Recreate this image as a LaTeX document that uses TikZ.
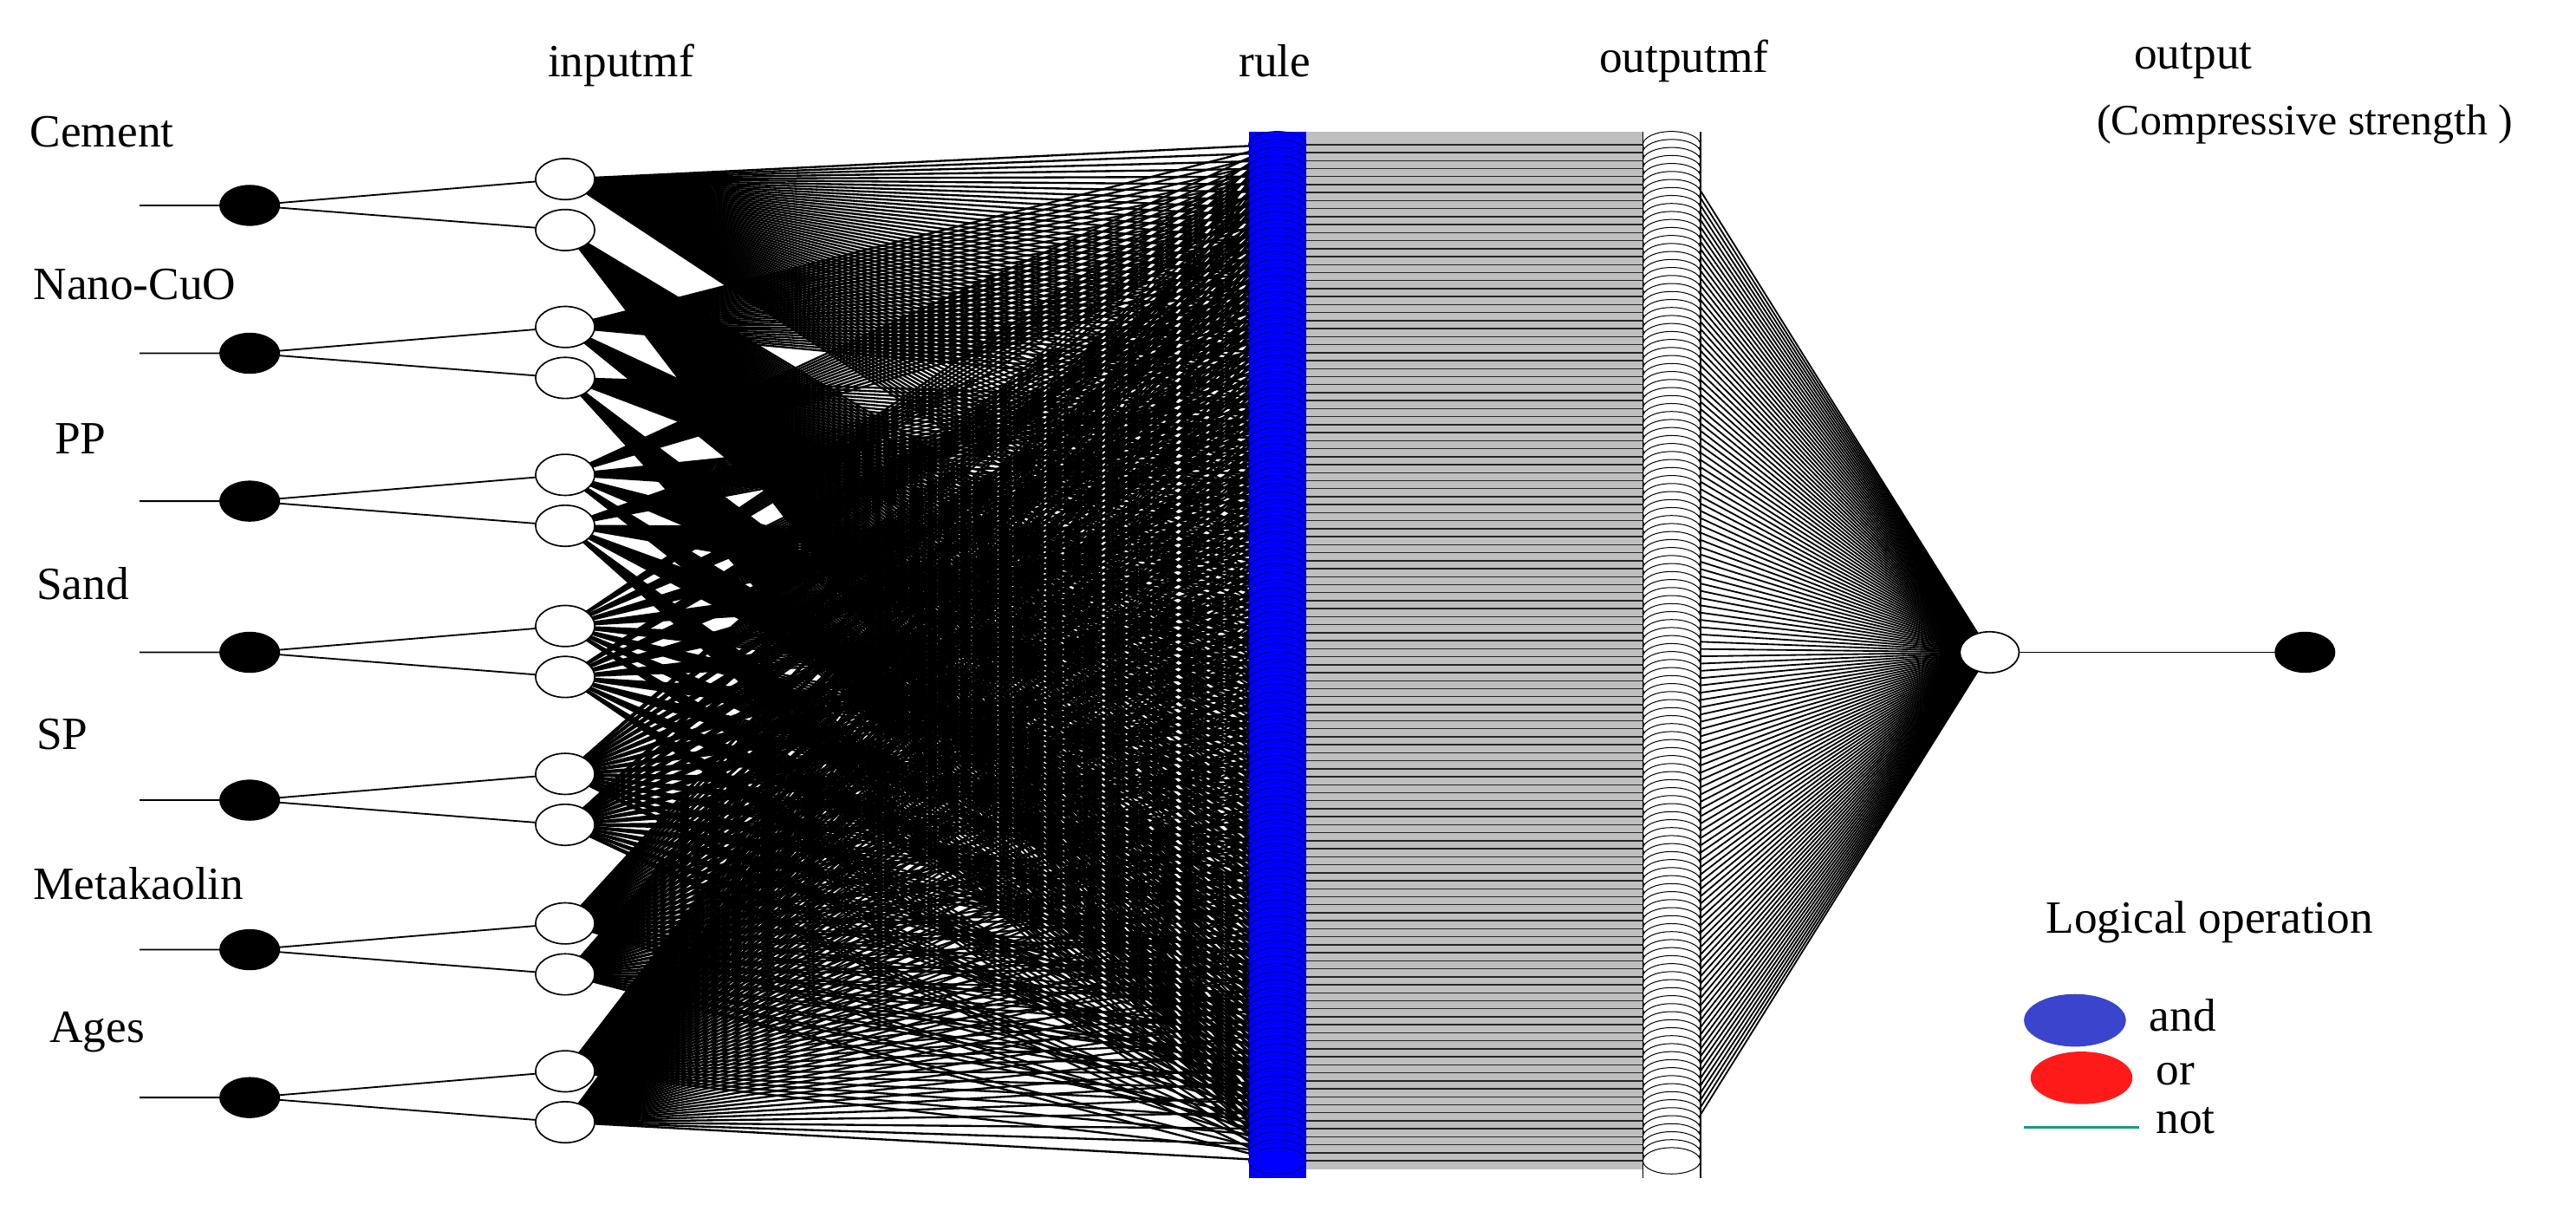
\documentclass[tikz,border=0pt]{standalone}
\usepackage{fontspec}
\setmainfont{Liberation Serif}
\usetikzlibrary{shapes.geometric,backgrounds}
\definecolor{andblue}{RGB}{58,68,204}
\definecolor{orred}{RGB}{255,26,26}
\definecolor{notgreen}{RGB}{20,160,125}
\tikzset{
    lbl/.style={font=\fontsize{16}{18}\selectfont, inner sep=0pt},
    innode/.style={ellipse, fill=black, inner sep=0pt, minimum width=0.74cm, minimum height=0.5cm},
    mfnode/.style={ellipse, draw, fill=white, line width=0.5pt, inner sep=0pt, minimum width=0.72cm, minimum height=0.5cm},
    rulenode/.style={ellipse, draw=blue!55!black, fill=blue, line width=0.3pt, inner sep=0pt, minimum width=0.7cm, minimum height=0.32cm},
    omfnode/.style={ellipse, draw, fill=white, line width=0.3pt, inner sep=0pt, minimum width=0.7cm, minimum height=0.32cm},
    wire/.style={line width=0.55pt},
    rulewire/.style={line width=0.7pt}
}
\newcommand{\infset}[2]{
    \node[innode] (in#1) at (152, #2) {};
    \node[mfnode] (mf#1-1) at (344, #2-16) {};
    \node[mfnode] (mf#1-2) at (344, #2+15) {};
    \coordinate (src#1) at (85, #2);
    \begin{pgfonlayer}{background}
        \draw[wire] (src#1) -- (in#1.center) -- (mf#1-1.center)
            (in#1.center) -- (mf#1-2.center);
    \end{pgfonlayer}
}

\begin{document}
\begin{tikzpicture}[x=0.02cm, y=-0.02cm]
    \useasboundingbox (0,0) rectangle (1568,737);

    \foreach \i/\y in {1/125, 2/215, 3/305, 4/397, 5/487, 6/578, 7/668} {
        \infset{\i}{\y}
    }
    \foreach \x/\y/\t[count=\i] in {18/80/Cement, 20/173/Nano-CuO, 33/267/PP, 22/355/Sand,
        22/447/SP, 20/538/Metakaolin, 30/628/Ages} {
        \node[lbl, anchor=west] (lab\i) at (\x, \y) {\t};
    }

    \fill[blue] (760, 80) rectangle (795, 717);
    \foreach \k in {1,...,128} {
        \node[rulenode] (r\k) at (777.5, {88+4.87*(\k-1)}) {};
    }
    \fill[white] (1000, 80) rectangle (1035, 717);
    \foreach \k in {1,...,128} {
        \node[omfnode] (om\k) at (1017.5, {88+4.87*(\k-1)}) {};
    }
    \draw[line width=0.5pt] (1000, 80) -- (1000, 717) (1035, 80) -- (1035, 717);
    \node[mfnode] (omf) at (1211, 397) {};
    \node[innode] (out) at (1403, 397) {};

    \begin{pgfonlayer}{background}
        \fill[black!25] ([yshift=0.16cm]r1.center) rectangle ([yshift=-0.1cm]om128.center);
        \foreach \k in {1,...,128} {
            \draw[black!85, line width=0.45pt] (r\k.center) -- (om\k.center);
            \draw[wire] (om\k.center) -- (omf.center);
            \foreach \i in {1,...,7} {
                \pgfmathtruncatemacro{\j}{mod(floor((\k-1)/2^(7-\i)),2)+1}
                \draw[rulewire] (mf\i-\j.center) -- (r\k.center);
            }
        }
        \draw[wire] (omf.center) -- (out.center);
    \end{pgfonlayer}

    \node[lbl] (hin) at (378, 40) {inputmf};
    \node[lbl] (hrule) at (776, 37) {rule};
    \node[lbl] (homf) at (1025, 37) {outputmf};
    \node[lbl] (hout) at (1335, 37) {output};
    \node[lbl, font=\fontsize{15}{17}\selectfont] (hcs) at (1403, 76) {(Compressive strength )};

    \node[lbl] (logic) at (1345, 561) {Logical operation};
    \node[ellipse, fill=andblue, inner sep=0pt, minimum width=1.24cm, minimum height=0.64cm] (andkey) at (1263, 621) {};
    \node[lbl, anchor=west] (andtxt) at (1308, 618) {and};
    \node[ellipse, fill=orred, inner sep=0pt, minimum width=1.24cm, minimum height=0.64cm] (orkey) at (1267, 656) {};
    \node[lbl, anchor=west] (ortxt) at (1312, 654) {or};
    \coordinate (nota) at (1232, 686);
    \coordinate (notb) at (1302, 686);
    \draw[notgreen, line width=0.8pt] (nota) -- (notb);
    \node[lbl, anchor=west] (nottxt) at (1312, 682) {not};
\end{tikzpicture}
\end{document}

Task brief: Give the material again exactly as it is, but keep the pictures out.

Solution for this task:
Recreate this image as a LaTeX document that uses TikZ.
\documentclass[tikz,border=0pt]{standalone}
\usepackage{fontspec}
\setmainfont{Liberation Serif}
\usetikzlibrary{shapes.geometric,backgrounds}
\definecolor{andblue}{RGB}{58,68,204}
\definecolor{orred}{RGB}{255,26,26}
\definecolor{notgreen}{RGB}{20,160,125}
\tikzset{
    lbl/.style={font=\fontsize{16}{18}\selectfont, inner sep=0pt},
    innode/.style={ellipse, fill=black, inner sep=0pt, minimum width=0.74cm, minimum height=0.5cm},
    mfnode/.style={ellipse, draw, fill=white, line width=0.5pt, inner sep=0pt, minimum width=0.72cm, minimum height=0.5cm},
    rulenode/.style={ellipse, draw=blue!55!black, fill=blue, line width=0.3pt, inner sep=0pt, minimum width=0.7cm, minimum height=0.32cm},
    omfnode/.style={ellipse, draw, fill=white, line width=0.3pt, inner sep=0pt, minimum width=0.7cm, minimum height=0.32cm},
    wire/.style={line width=0.55pt},
    rulewire/.style={line width=0.7pt}
}
\newcommand{\infset}[2]{
    \node[innode] (in#1) at (152, #2) {};
    \node[mfnode] (mf#1-1) at (344, #2-16) {};
    \node[mfnode] (mf#1-2) at (344, #2+15) {};
    \coordinate (src#1) at (85, #2);
    \begin{pgfonlayer}{background}
        \draw[wire] (src#1) -- (in#1.center) -- (mf#1-1.center)
            (in#1.center) -- (mf#1-2.center);
    \end{pgfonlayer}
}

\begin{document}
\begin{tikzpicture}[x=0.02cm, y=-0.02cm]
    \useasboundingbox (0,0) rectangle (1568,737);

    \foreach \i/\y in {1/125, 2/215, 3/305, 4/397, 5/487, 6/578, 7/668} {
        \infset{\i}{\y}
    }
    \foreach \x/\y/\t[count=\i] in {18/80/Cement, 20/173/Nano-CuO, 33/267/PP, 22/355/Sand,
        22/447/SP, 20/538/Metakaolin, 30/628/Ages} {
        \node[lbl, anchor=west] (lab\i) at (\x, \y) {\t};
    }

    \fill[blue] (760, 80) rectangle (795, 717);
    \foreach \k in {1,...,128} {
        \node[rulenode] (r\k) at (777.5, {88+4.87*(\k-1)}) {};
    }
    \fill[white] (1000, 80) rectangle (1035, 717);
    \foreach \k in {1,...,128} {
        \node[omfnode] (om\k) at (1017.5, {88+4.87*(\k-1)}) {};
    }
    \draw[line width=0.5pt] (1000, 80) -- (1000, 717) (1035, 80) -- (1035, 717);
    \node[mfnode] (omf) at (1211, 397) {};
    \node[innode] (out) at (1403, 397) {};

    \begin{pgfonlayer}{background}
        \fill[black!25] ([yshift=0.16cm]r1.center) rectangle ([yshift=-0.1cm]om128.center);
        \foreach \k in {1,...,128} {
            \draw[black!85, line width=0.45pt] (r\k.center) -- (om\k.center);
            \draw[wire] (om\k.center) -- (omf.center);
            \foreach \i in {1,...,7} {
                \pgfmathtruncatemacro{\j}{mod(floor((\k-1)/2^(7-\i)),2)+1}
                \draw[rulewire] (mf\i-\j.center) -- (r\k.center);
            }
        }
        \draw[wire] (omf.center) -- (out.center);
    \end{pgfonlayer}

    \node[lbl] (hin) at (378, 40) {inputmf};
    \node[lbl] (hrule) at (776, 37) {rule};
    \node[lbl] (homf) at (1025, 37) {outputmf};
    \node[lbl] (hout) at (1335, 37) {output};
    \node[lbl, font=\fontsize{15}{17}\selectfont] (hcs) at (1403, 76) {(Compressive strength )};

    \node[lbl] (logic) at (1345, 561) {Logical operation};
    \node[ellipse, fill=andblue, inner sep=0pt, minimum width=1.24cm, minimum height=0.64cm] (andkey) at (1263, 621) {};
    \node[lbl, anchor=west] (andtxt) at (1308, 618) {and};
    \node[ellipse, fill=orred, inner sep=0pt, minimum width=1.24cm, minimum height=0.64cm] (orkey) at (1267, 656) {};
    \node[lbl, anchor=west] (ortxt) at (1312, 654) {or};
    \coordinate (nota) at (1232, 686);
    \coordinate (notb) at (1302, 686);
    \draw[notgreen, line width=0.8pt] (nota) -- (notb);
    \node[lbl, anchor=west] (nottxt) at (1312, 682) {not};
\end{tikzpicture}
\end{document}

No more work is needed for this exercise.